Fast Facts: Stem Cell Research
In order to better acquaint users of the Fox News Web site with the scientific questions surrounding the controversy over stem-cell research, the editors and research department of the Fox News Channel have put together the following primer.
What Are Stem Cells?
Stem cells are the fundamental building blocks for all the body's tissues. They have the ability to develop not only into brain, bone and muscle cells, but into the cells of all other organs as well.
About 30 hours after a woman's egg, or ovum, is fertilized by a man's sperm, the newly formed zygote begins to divide. During these initial cell divisions, all of the developing embryo's cells are structurally similar. These are called totipotent stem cells, because of their ability to form all the cells necessary to become a human being.
After one week, the embryo contains more than one hundred cells clustered in a hollow, ball-like structure called a blastocyst. By this time, the blastocyst's cells begin to differentiate and take on different roles. The outer cells, called the trophoblast, will develop into the placenta, the embryo's life-support system.
The other cells, called the inner cell mass, are the embryonic stem cells used in research. Scientists call these cells pluripotent, because they can give rise to many, but not all, types of cells — they cannot form the placenta.

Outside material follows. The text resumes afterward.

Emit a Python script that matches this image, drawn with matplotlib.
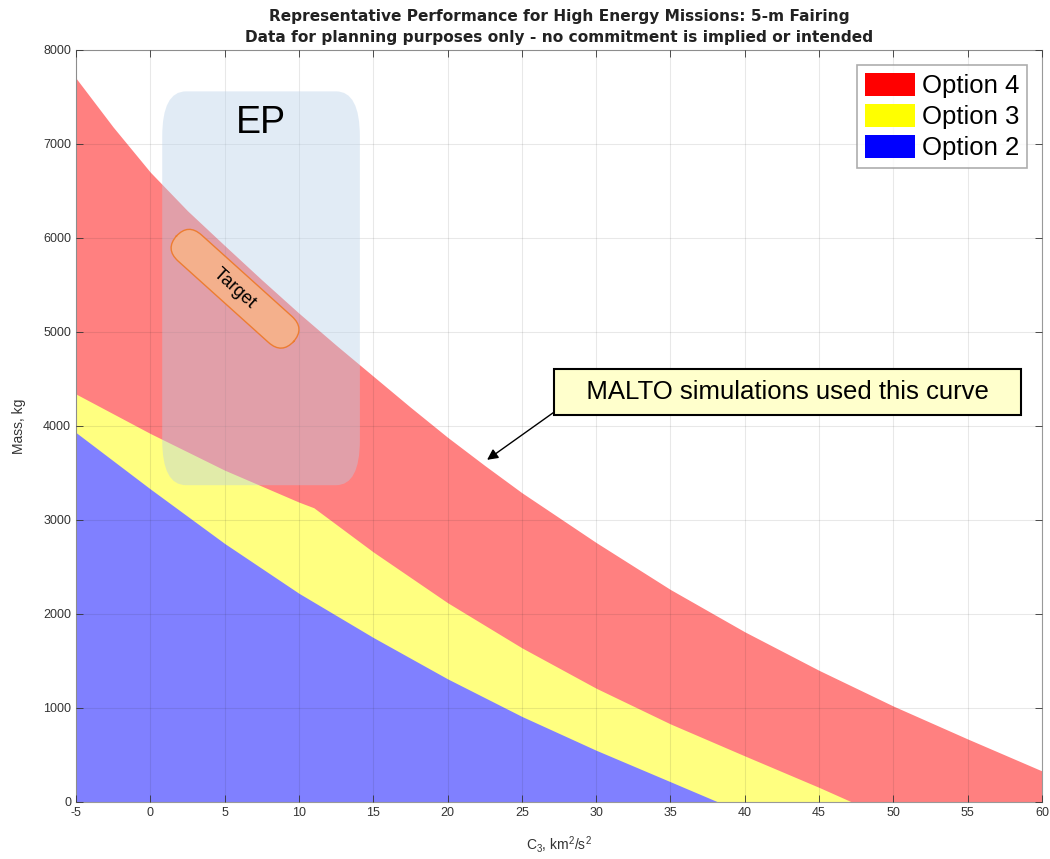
import numpy as np
import matplotlib
matplotlib.use("Agg")
import matplotlib.pyplot as plt
from matplotlib.patches import FancyBboxPatch, Patch

plt.rcParams['font.family'] = ['Liberation Sans', 'DejaVu Sans']
plt.rcParams['mathtext.default'] = 'regular'
plt.rcParams['axes.unicode_minus'] = False

# C3 (km^2/s^2) vs mass (kg)
c3_opt4 = [-5, -2.5, 0, 2.5, 5, 7.5, 10, 12.5, 15, 17.5, 20, 22.5, 25, 30, 35, 40, 45, 50, 55, 60]
mass_opt4 = [7700, 7180, 6700, 6290, 5920, 5555, 5200, 4860, 4530, 4200, 3880, 3580, 3290,
             2760, 2260, 1810, 1400, 1020, 670, 330]

c3_opt3 = [-5, 0, 5, 10, 11, 15, 20, 25, 30, 35, 40, 45, 47.2]
mass_opt3 = [4340, 3920, 3530, 3190, 3130, 2660, 2120, 1640, 1210, 830, 490, 155, 0]

c3_opt2 = [-5, 0, 5, 10, 15, 20, 25, 30, 35, 38.2]
mass_opt2 = [3930, 3330, 2750, 2220, 1750, 1310, 910, 550, 215, 0]

labels = ['Option 4', 'Option 3', 'Option 2']
fill_colors = ['#ff8080', '#ffff80', '#8080ff']
legend_colors = ['#ff0000', '#ffff00', '#0000ff']

x_ticks = list(range(-5, 61, 5))
y_ticks = list(range(0, 8001, 1000))

fig = plt.figure(figsize=(10.5, 8.59), dpi=100)
ax = fig.add_axes([0.0724, 0.0664, 0.92, 0.8754])

ax.fill_between(c3_opt4, mass_opt4, 0, color=fill_colors[0], lw=0)
ax.fill_between(c3_opt3, mass_opt3, 0, color=fill_colors[1], lw=0)
ax.fill_between(c3_opt2, mass_opt2, 0, color=fill_colors[2], lw=0)

ax.set_xlim(-5, 60)
ax.set_ylim(0, 8000)
ax.set_xticks(x_ticks)
ax.set_yticks(y_ticks)
ax.set_axisbelow(False)
ax.grid(True, color='#262626', alpha=0.1, lw=0.8)
ax.tick_params(direction='in', top=True, right=True, length=5, labelsize=9,
               colors='#333333', width=0.6)
for sp in ax.spines.values():
    sp.set_color('#999999')
    sp.set_linewidth(0.8)

ax.set_xlabel('C$_3$, km$^2$/s$^2$', fontsize=10, color='#333333', labelpad=11)
ax.set_ylabel('Mass, kg', fontsize=10, color='#333333', labelpad=12)
ax.set_title('Representative Performance for High Energy Missions: 5-m Fairing\n'
             'Data for planning purposes only - no commitment is implied or intended',
             fontsize=11.1, fontweight='bold', family='DejaVu Sans', linespacing=1.45,
             pad=6, color='#222222')

# EP region box
ep = FancyBboxPatch((0.8, 3370), 13.3, 4190,
                    boxstyle='round,pad=0,rounding_size=1.6',
                    mutation_aspect=300, fc='#b6cfe8', ec='none', alpha=0.4, zorder=3)
ax.add_patch(ep)
ax.text(7.45, 7220, 'EP', fontsize=27, ha='center', va='center', zorder=4)

# Target pill
ax.text(5.7, 5460, '         Target         ', fontsize=13, rotation=-42,
        rotation_mode='anchor', ha='center', va='center', zorder=5,
        bbox=dict(boxstyle='round,pad=0.5,rounding_size=1.0',
                  fc='#f4b08c', ec='#ed7d31', lw=1))

# callout
ax.annotate('   MALTO simulations used this curve   ', xy=(22.66, 3640),
            xytext=(42.9, 4360), fontsize=18.5, ha='center', va='center', zorder=6,
            bbox=dict(boxstyle='square,pad=0.42', fc='#ffffcc', ec='black', lw=1.5),
            arrowprops=dict(arrowstyle='-|>', relpos=(0, 0), color='black', lw=1,
                            mutation_scale=16, shrinkA=0, shrinkB=0))

handles = [Patch(fc=c, ec='none') for c in legend_colors]
leg = ax.legend(handles, labels, loc='upper right', fontsize=18.5, frameon=True,
                fancybox=False, edgecolor='#999999', handlelength=1.95,
                handleheight=1.0, handletextpad=0.25, borderpad=0.3,
                labelspacing=0.22, borderaxespad=0.6)
leg.get_frame().set_linewidth(1.2)
leg.set_zorder(7)

fig.savefig('out.png', dpi=100)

If the blastocyst successfully implants into a woman's uterus, those pluripotent stem cells will form the embryo and eventually differentiate into all of the body's specialized tissues, such as blood, hair and skin. But, when isolated in the laboratory, pluripotent stem cells divide indefinitely — making them an almost inexhaustible resource.
In the lab, scientists add and remove certain proteins, which may help direct the stem cells to develop into new heart, bone or muscle cells.
Harvesting Stem Cells
The blastocyst is opened using precision tools and the stem cells are removed. The cells multiply after being mixed with proteins and enzymes. From here, scientists are learning how to direct the cells' development into specialized cells.
Scientists obtain the stem cells in three ways.
Discarded Embryos From Fertility Clinics
Scientists can purchase unused embryos from fertility clinics. These embryos were not created for the sole purpose of research. Not all embryos created for fertility treatments will be used, so they remain frozen indefinitely or are discarded.
The process of contrived conception, where sperm and eggs are purchased from consenting donors and joined to create embryos, is another potential source of stem cells. These embryos are created for the sole purpose of harvesting their stem cells.
Coupling and Copying
Under a third way of stem cell generation, called coupling and copying, donor eggs and cells could be combined using experimental cloning techniques. The egg is then stripped of its nucleus, so it can be replaced. Cells from a donor — perhaps from the person who will receive the stem cells — are fused with the empty egg using an electrical current. Reprogrammed with the donor's genetic material, the egg is prompted into developing, yielding stem cells.
Embryonic Versus Adult Stem Cells
Embryos are not the only source of stem cells — they can be harvested from adults, as well. However, there is much scientific debate over which should be used in research. Some researchers feel embryonic stem cells are best because they are most versatile and they grow vigorously, forming colonies that would expand forever. They say adult stem cells are less promising because they are committed to generating specific tissue types.
But research has shown that adult stem cells are also able to form many different types of cells. Some experiments on mice have shown that brain tissue can be coaxed into growing muscle. Still, adult stem cells do not survive in the lab as long as embryonic cells.
However, the embryo is killed when the stem cells are removed, and this is not the case with the removal of adult stem cells.